What is asked: The material below should be written out in full and exactly; pictures stay out of the copy.

Data block:

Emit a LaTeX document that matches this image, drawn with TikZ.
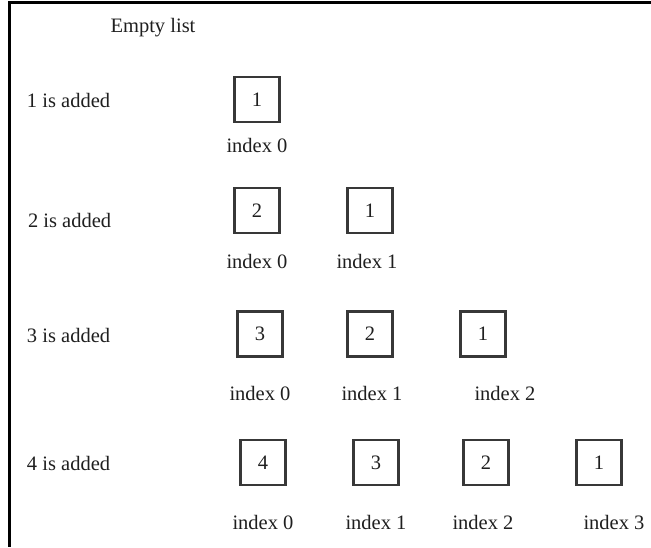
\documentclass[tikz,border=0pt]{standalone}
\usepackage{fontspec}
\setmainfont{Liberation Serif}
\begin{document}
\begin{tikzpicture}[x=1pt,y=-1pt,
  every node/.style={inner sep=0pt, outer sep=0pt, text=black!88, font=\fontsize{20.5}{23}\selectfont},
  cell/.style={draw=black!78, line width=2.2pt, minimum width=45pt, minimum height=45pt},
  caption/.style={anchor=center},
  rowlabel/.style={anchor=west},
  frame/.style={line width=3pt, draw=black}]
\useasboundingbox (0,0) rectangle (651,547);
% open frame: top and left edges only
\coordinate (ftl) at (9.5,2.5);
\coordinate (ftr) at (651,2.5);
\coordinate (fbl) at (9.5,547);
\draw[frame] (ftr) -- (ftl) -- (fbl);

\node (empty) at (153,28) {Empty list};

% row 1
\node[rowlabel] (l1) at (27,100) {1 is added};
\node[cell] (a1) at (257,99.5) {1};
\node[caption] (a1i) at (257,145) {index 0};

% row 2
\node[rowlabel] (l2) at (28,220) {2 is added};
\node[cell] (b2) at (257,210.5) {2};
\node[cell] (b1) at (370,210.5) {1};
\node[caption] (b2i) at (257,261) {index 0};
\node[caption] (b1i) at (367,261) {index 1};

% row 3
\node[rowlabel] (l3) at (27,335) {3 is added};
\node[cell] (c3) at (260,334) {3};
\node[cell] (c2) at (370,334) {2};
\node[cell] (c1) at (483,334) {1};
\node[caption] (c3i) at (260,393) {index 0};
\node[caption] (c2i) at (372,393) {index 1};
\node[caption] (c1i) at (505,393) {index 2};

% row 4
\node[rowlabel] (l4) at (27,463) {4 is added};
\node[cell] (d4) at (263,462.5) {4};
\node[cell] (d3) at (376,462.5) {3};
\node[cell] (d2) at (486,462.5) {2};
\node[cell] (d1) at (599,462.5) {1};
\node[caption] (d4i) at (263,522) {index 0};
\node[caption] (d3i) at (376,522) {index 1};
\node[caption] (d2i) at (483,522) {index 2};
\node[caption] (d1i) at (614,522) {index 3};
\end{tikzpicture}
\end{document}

Correct response:
Emit a LaTeX document that matches this image, drawn with TikZ.
\documentclass[tikz,border=0pt]{standalone}
\usepackage{fontspec}
\setmainfont{Liberation Serif}
\begin{document}
\begin{tikzpicture}[x=1pt,y=-1pt,
  every node/.style={inner sep=0pt, outer sep=0pt, text=black!88, font=\fontsize{20.5}{23}\selectfont},
  cell/.style={draw=black!78, line width=2.2pt, minimum width=45pt, minimum height=45pt},
  caption/.style={anchor=center},
  rowlabel/.style={anchor=west},
  frame/.style={line width=3pt, draw=black}]
\useasboundingbox (0,0) rectangle (651,547);
% open frame: top and left edges only
\coordinate (ftl) at (9.5,2.5);
\coordinate (ftr) at (651,2.5);
\coordinate (fbl) at (9.5,547);
\draw[frame] (ftr) -- (ftl) -- (fbl);

\node (empty) at (153,28) {Empty list};

% row 1
\node[rowlabel] (l1) at (27,100) {1 is added};
\node[cell] (a1) at (257,99.5) {1};
\node[caption] (a1i) at (257,145) {index 0};

% row 2
\node[rowlabel] (l2) at (28,220) {2 is added};
\node[cell] (b2) at (257,210.5) {2};
\node[cell] (b1) at (370,210.5) {1};
\node[caption] (b2i) at (257,261) {index 0};
\node[caption] (b1i) at (367,261) {index 1};

% row 3
\node[rowlabel] (l3) at (27,335) {3 is added};
\node[cell] (c3) at (260,334) {3};
\node[cell] (c2) at (370,334) {2};
\node[cell] (c1) at (483,334) {1};
\node[caption] (c3i) at (260,393) {index 0};
\node[caption] (c2i) at (372,393) {index 1};
\node[caption] (c1i) at (505,393) {index 2};

% row 4
\node[rowlabel] (l4) at (27,463) {4 is added};
\node[cell] (d4) at (263,462.5) {4};
\node[cell] (d3) at (376,462.5) {3};
\node[cell] (d2) at (486,462.5) {2};
\node[cell] (d1) at (599,462.5) {1};
\node[caption] (d4i) at (263,522) {index 0};
\node[caption] (d3i) at (376,522) {index 1};
\node[caption] (d2i) at (483,522) {index 2};
\node[caption] (d1i) at (614,522) {index 3};
\end{tikzpicture}
\end{document}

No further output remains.